[Listing]
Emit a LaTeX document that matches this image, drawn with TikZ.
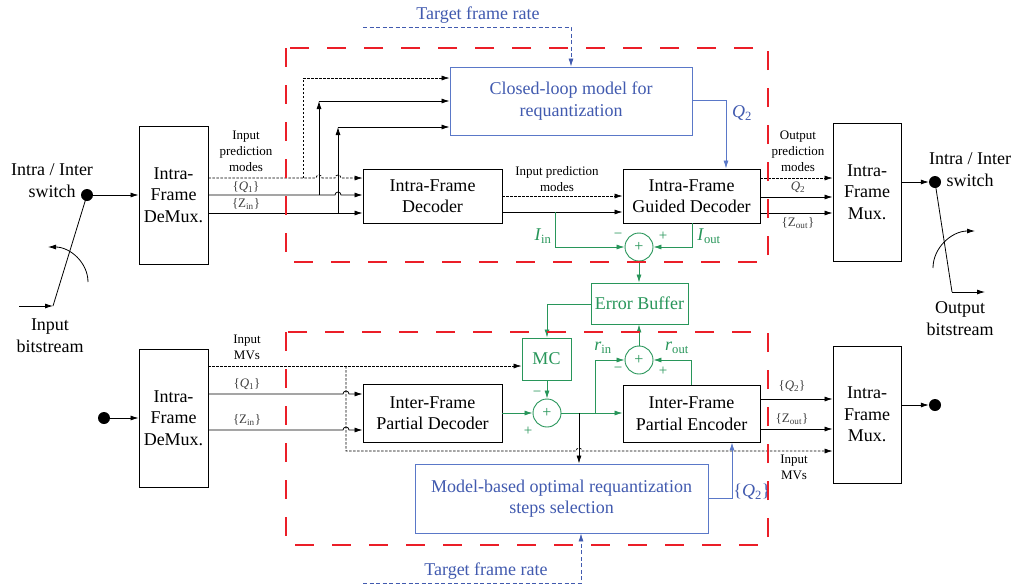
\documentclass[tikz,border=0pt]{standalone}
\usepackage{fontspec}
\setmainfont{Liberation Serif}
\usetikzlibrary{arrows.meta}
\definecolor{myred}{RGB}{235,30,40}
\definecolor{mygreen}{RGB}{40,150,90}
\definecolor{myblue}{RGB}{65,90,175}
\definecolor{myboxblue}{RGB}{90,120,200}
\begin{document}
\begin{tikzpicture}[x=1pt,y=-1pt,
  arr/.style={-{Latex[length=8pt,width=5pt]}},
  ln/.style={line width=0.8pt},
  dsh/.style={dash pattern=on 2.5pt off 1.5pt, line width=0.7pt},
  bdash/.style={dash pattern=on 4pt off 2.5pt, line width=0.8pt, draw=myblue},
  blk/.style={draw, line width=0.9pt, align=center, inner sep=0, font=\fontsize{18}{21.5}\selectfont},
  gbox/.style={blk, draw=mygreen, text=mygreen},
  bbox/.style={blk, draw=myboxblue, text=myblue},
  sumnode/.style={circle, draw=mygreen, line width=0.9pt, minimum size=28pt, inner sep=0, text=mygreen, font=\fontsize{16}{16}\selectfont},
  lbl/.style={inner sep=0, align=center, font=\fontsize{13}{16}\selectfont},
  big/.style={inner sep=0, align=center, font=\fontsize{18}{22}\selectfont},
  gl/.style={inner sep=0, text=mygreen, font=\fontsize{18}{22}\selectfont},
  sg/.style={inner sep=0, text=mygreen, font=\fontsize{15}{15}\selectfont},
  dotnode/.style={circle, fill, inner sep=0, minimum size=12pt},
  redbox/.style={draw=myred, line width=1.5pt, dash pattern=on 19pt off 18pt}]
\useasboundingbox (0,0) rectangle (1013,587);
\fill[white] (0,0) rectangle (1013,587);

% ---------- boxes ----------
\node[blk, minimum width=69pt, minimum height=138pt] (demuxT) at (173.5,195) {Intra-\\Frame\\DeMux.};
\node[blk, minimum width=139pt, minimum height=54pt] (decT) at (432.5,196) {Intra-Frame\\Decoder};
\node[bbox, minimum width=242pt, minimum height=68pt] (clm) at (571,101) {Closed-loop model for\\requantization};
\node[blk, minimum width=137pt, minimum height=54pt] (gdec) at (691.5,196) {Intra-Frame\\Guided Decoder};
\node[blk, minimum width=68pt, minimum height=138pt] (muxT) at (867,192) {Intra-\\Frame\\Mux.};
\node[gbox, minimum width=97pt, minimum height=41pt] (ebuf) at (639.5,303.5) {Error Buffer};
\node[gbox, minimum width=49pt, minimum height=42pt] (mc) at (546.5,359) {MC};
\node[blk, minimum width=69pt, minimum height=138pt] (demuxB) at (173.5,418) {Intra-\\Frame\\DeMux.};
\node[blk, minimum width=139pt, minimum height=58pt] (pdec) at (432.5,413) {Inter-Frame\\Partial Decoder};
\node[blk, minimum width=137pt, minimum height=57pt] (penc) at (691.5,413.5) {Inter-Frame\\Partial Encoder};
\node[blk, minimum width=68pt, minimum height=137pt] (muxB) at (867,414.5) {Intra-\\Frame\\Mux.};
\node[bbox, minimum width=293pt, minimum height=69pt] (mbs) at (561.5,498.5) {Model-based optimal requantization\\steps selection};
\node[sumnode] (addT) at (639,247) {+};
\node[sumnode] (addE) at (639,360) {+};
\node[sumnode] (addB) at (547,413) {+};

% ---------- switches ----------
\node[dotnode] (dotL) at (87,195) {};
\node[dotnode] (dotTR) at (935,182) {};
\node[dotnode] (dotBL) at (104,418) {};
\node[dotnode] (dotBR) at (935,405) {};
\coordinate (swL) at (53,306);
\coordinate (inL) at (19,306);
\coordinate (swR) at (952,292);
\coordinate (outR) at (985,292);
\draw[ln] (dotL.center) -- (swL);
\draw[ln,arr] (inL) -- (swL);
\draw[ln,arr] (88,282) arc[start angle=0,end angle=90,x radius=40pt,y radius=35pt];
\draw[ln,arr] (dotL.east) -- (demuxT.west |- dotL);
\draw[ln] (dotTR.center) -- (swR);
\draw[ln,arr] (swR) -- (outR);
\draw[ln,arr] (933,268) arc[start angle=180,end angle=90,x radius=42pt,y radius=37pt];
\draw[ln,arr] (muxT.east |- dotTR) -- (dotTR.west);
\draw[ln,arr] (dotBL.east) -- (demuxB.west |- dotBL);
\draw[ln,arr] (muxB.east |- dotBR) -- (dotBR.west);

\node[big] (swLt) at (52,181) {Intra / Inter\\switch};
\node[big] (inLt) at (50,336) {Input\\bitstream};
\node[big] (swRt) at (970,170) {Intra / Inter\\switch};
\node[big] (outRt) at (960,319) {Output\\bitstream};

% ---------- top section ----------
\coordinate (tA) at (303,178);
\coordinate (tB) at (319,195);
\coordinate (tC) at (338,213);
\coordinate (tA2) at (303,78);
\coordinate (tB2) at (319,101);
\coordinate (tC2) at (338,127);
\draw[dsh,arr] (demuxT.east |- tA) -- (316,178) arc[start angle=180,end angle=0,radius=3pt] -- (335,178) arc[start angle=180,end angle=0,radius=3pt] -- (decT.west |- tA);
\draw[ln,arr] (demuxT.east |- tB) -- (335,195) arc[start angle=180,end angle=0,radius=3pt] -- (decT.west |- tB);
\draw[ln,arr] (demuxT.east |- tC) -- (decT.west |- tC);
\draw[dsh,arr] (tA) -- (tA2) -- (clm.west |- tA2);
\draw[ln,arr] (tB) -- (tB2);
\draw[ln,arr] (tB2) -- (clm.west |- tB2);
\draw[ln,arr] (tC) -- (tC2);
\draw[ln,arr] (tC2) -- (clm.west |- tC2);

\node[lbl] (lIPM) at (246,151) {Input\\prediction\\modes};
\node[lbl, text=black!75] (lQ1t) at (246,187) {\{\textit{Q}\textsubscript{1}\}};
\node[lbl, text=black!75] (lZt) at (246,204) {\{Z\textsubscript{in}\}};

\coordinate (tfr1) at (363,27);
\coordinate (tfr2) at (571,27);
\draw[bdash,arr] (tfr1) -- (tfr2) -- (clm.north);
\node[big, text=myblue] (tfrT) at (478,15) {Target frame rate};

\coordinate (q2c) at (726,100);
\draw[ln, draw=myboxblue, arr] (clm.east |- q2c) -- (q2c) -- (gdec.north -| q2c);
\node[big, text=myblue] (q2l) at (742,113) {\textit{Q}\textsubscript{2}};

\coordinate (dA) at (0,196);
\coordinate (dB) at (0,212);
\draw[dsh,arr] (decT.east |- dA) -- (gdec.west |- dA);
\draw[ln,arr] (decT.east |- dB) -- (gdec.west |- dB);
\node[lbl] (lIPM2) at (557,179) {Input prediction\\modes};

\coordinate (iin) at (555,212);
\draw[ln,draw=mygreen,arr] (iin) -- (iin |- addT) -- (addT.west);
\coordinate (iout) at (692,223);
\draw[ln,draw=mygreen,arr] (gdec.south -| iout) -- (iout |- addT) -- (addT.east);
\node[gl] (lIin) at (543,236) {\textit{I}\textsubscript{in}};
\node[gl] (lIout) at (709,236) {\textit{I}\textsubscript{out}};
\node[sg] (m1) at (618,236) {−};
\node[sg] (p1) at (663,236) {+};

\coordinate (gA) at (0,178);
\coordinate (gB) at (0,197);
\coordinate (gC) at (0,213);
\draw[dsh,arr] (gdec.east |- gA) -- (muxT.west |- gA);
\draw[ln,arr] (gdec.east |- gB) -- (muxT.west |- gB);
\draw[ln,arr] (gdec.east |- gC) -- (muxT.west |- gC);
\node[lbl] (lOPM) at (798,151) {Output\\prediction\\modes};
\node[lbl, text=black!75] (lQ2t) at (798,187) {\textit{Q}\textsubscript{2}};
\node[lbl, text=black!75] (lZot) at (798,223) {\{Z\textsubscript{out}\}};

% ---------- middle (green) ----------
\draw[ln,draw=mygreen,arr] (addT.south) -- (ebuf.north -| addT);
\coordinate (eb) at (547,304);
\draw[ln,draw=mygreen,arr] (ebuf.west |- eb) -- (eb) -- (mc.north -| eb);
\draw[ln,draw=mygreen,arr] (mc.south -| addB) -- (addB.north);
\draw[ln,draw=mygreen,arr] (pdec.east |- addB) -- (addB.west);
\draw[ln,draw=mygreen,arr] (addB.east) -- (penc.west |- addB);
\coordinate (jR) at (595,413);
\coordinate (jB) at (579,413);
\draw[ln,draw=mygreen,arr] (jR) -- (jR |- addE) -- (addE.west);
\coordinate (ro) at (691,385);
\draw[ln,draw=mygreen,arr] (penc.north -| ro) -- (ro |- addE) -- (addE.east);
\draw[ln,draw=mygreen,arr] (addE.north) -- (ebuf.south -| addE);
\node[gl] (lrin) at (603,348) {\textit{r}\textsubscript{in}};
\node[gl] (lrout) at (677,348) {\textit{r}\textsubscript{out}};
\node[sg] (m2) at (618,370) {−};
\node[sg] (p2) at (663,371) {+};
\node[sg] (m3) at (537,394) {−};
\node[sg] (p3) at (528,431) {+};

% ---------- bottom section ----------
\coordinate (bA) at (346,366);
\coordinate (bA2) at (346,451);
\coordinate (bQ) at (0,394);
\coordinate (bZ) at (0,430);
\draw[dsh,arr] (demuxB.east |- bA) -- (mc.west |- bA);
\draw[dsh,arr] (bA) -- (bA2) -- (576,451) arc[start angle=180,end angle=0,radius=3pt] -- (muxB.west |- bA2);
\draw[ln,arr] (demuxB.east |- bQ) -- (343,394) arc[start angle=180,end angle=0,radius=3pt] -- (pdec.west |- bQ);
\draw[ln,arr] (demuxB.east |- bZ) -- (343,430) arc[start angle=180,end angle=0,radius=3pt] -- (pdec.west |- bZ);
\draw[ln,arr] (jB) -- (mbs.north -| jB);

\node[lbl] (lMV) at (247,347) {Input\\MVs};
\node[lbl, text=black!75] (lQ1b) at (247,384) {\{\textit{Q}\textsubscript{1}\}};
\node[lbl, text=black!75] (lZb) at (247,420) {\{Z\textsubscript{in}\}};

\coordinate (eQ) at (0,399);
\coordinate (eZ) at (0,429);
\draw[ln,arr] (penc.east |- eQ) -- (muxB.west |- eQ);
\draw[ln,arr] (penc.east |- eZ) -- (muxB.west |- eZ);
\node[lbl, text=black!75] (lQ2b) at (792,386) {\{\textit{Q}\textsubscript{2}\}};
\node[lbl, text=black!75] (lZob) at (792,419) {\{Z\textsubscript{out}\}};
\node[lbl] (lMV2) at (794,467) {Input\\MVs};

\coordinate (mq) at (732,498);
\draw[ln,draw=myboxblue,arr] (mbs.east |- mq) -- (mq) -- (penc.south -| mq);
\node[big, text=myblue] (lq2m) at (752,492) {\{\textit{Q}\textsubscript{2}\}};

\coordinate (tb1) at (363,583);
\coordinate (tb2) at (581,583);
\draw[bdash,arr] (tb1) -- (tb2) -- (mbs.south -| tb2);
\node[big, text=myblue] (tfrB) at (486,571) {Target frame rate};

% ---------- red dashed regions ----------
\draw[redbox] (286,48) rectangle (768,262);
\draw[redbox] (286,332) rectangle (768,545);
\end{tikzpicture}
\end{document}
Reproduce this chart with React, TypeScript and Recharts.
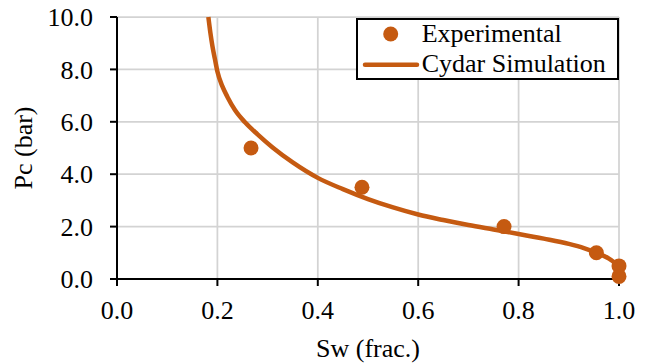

[Stated exercise] Check each line of the records for "with" and copy the ones that contain it.

[Answer in full]
Emit a LaTeX document that matches this image, drawn with TikZ.
Reproduce this chart with React, TypeScript and Recharts.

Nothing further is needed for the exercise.